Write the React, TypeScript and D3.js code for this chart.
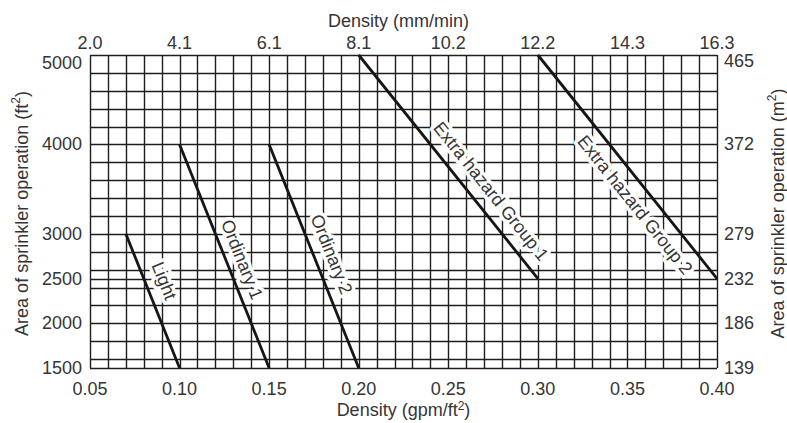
import React from "react";
import * as d3 from "d3";

// Bottom axis: density (gpm/ft²)
const gpmTicks = [0.05, 0.1, 0.15, 0.2, 0.25, 0.3, 0.35, 0.4];
const gpmLabels = ["0.05", "0.10", "0.15", "0.20", "0.25", "0.30", "0.35", "0.40"];
// Top axis: density (mm/min), at the same positions
const mmLabels = ["2.0", "4.1", "6.1", "8.1", "10.2", "12.2", "14.3", "16.3"];
// Left axis: area (ft²)
const ftTicks = [1500, 2000, 2500, 3000, 4000, 5000];
// Right axis: area (m²), at the same positions
const m2Labels = ["139", "186", "232", "279", "372", "465"];
// Grid
const xGridStep = 0.01;
const yGridValues = [1500, 1600, 1800, 2000, 2200, 2400, 2500, 2600, 2800, 3000, 3200, 3400, 3600, 3800, 4000, 4200, 4400, 4600, 4800, 5000];

// Hazard curves
const hazardNames = ["Light", "Ordinary 1", "Ordinary 2", "Extra hazard Group 1", "Extra hazard Group 2"];
const startDensity = [0.07, 0.1, 0.15, 0.2, 0.3];
const startArea = [3000, 4000, 4000, 5000, 5000];
const endDensity = [0.1, 0.15, 0.2, 0.3, 0.4];
const endArea = [1500, 1500, 1500, 2500, 2500];

// label placement along each line (fraction) and perpendicular offset (px)
const labelT = [0.4, 0.54, 0.52, 0.66, 0.62];
const labelOffset = [18, 15, 17, 18, -18];

const W = 787;
const H = 423;
const margin = { left: 90, right: 70, top: 55, bottom: 55 };
const FONT = "'Liberation Sans', Arial, Helvetica, sans-serif";
const TEXT = "#353535";
const FS = 18;

const snap = (v: number) => Math.round(v) + 0.5;

export default function App() {
  const x = d3.scaleLinear().domain([0.05, 0.4]).range([margin.left, W - margin.right]);
  const y = d3.scaleLinear().domain([1500, 5000]).range([H - margin.bottom, margin.top]);
  const xGrid = d3.range(0, 36).map((i) => 0.05 + i * xGridStep);
  const [x0, x1] = x.range();
  const [y0, y1] = y.range();

  const labels = hazardNames.map((name, i) => {
    const px0 = x(startDensity[i]);
    const py0 = y(startArea[i]);
    const px1 = x(endDensity[i]);
    const py1 = y(endArea[i]);
    const dx = px1 - px0;
    const dy = py1 - py0;
    const len = Math.hypot(dx, dy);
    const ang = (Math.atan2(dy, dx) * 180) / Math.PI;
    const ux = dy / len;
    const uy = -dx / len;
    const t = labelT[i];
    const lx = px0 + dx * t + ux * labelOffset[i];
    const ly = py0 + dy * t + uy * labelOffset[i];
    return { name, px0, py0, px1, py1, ang, lx, ly };
  });

  return (
    <svg
      width={W}
      height={H}
      style={{ position: "absolute", left: 0, top: 0, background: "#fff" }}
      fontFamily={FONT}
    >
      <rect x={0} y={0} width={W} height={H} fill="#fff" />
      {/* grid */}
      <g stroke="#1e1e1e" strokeWidth={1.4}>
        {xGrid.map((v, i) => (
          <line key={"gx" + i} x1={snap(x(v))} x2={snap(x(v))} y1={y1} y2={y0} />
        ))}
        {yGridValues.map((v, i) => (
          <line key={"gy" + i} x1={x0} x2={x1} y1={snap(y(v))} y2={snap(y(v))} />
        ))}
      </g>

      {/* label halos (white boxes that break the grid) */}
      {labels.map((l) => (
        <text
          key={"h" + l.name}
          x={l.lx}
          y={l.ly}
          transform={`rotate(${l.ang},${l.lx},${l.ly})`}
          textAnchor="middle"
          dominantBaseline="central"
          fontSize={FS}
          fill="#fff"
          stroke="#fff"
          strokeWidth={7}
          strokeLinejoin="round"
        >
          {l.name}
        </text>
      ))}

      {/* hazard lines and labels */}
      {labels.map((l) => (
        <g key={l.name}>
          <line x1={l.px0} y1={l.py0} x2={l.px1} y2={l.py1} stroke="#151515" strokeWidth={2.8} />
          <text
            x={l.lx}
            y={l.ly}
            transform={`rotate(${l.ang},${l.lx},${l.ly})`}
            textAnchor="middle"
            dominantBaseline="central"
            fontSize={FS}
            fill={TEXT}
          >
            {l.name}
          </text>
        </g>
      ))}

      {/* bottom axis */}
      {gpmTicks.map((v, i) => (
        <text key={"b" + i} x={x(v)} y={y0 + 27} textAnchor="middle" fontSize={FS} fill={TEXT}>
          {gpmLabels[i]}
        </text>
      ))}
      <text x={(x0 + x1) / 2} y={H - 7} textAnchor="middle" fontSize={FS} fill={TEXT}>
        Density (gpm/ft
        <tspan fontSize={12} dy={-6}>2</tspan>
        <tspan dy={6}>)</tspan>
      </text>

      {/* top axis */}
      {gpmTicks.map((v, i) => (
        <text key={"t" + i} x={x(v)} y={y1 - 6} textAnchor="middle" fontSize={FS} fill={TEXT}>
          {mmLabels[i]}
        </text>
      ))}
      <text x={(x0 + x1) / 2 - 5} y={27} textAnchor="middle" fontSize={FS} fill={TEXT}>
        Density (mm/min)
      </text>

      {/* left axis */}
      {ftTicks.map((v, i) => (
        <text
          key={"l" + i}
          x={x0 - 8}
          y={y(v) + (v === 5000 ? 8 : 0)}
          textAnchor="end"
          dominantBaseline="central"
          fontSize={FS}
          fill={TEXT}
        >
          {v}
        </text>
      ))}
      <text
        transform={`translate(22,${(y0 + y1) / 2 + 2}) rotate(-90)`}
        textAnchor="middle"
        dominantBaseline="central"
        fontSize={FS}
        fill={TEXT}
      >
        Area of sprinkler operation (ft
        <tspan fontSize={12} dy={-6}>2</tspan>
        <tspan dy={6}>)</tspan>
      </text>

      {/* right axis */}
      {ftTicks.map((v, i) => (
        <text
          key={"r" + i}
          x={x1 + 7}
          y={y(v) + (v === 5000 ? 6 : 0)}
          dominantBaseline="central"
          fontSize={FS}
          fill={TEXT}
        >
          {m2Labels[i]}
        </text>
      ))}
      <text
        transform={`translate(778,${(y0 + y1) / 2 + 2}) rotate(-90)`}
        textAnchor="middle"
        dominantBaseline="central"
        fontSize={FS}
        fill={TEXT}
      >
        Area of sprinkler operation (m
        <tspan fontSize={12} dy={-6}>2</tspan>
        <tspan dy={6}>)</tspan>
      </text>
    </svg>
  );
}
=-=-=-=-=
→ Problem description:
Pick out every line above that contains the word "React" and copy it.

→ Output for this exercise:
Write the React, TypeScript and D3.js code for this chart.
import React from "react";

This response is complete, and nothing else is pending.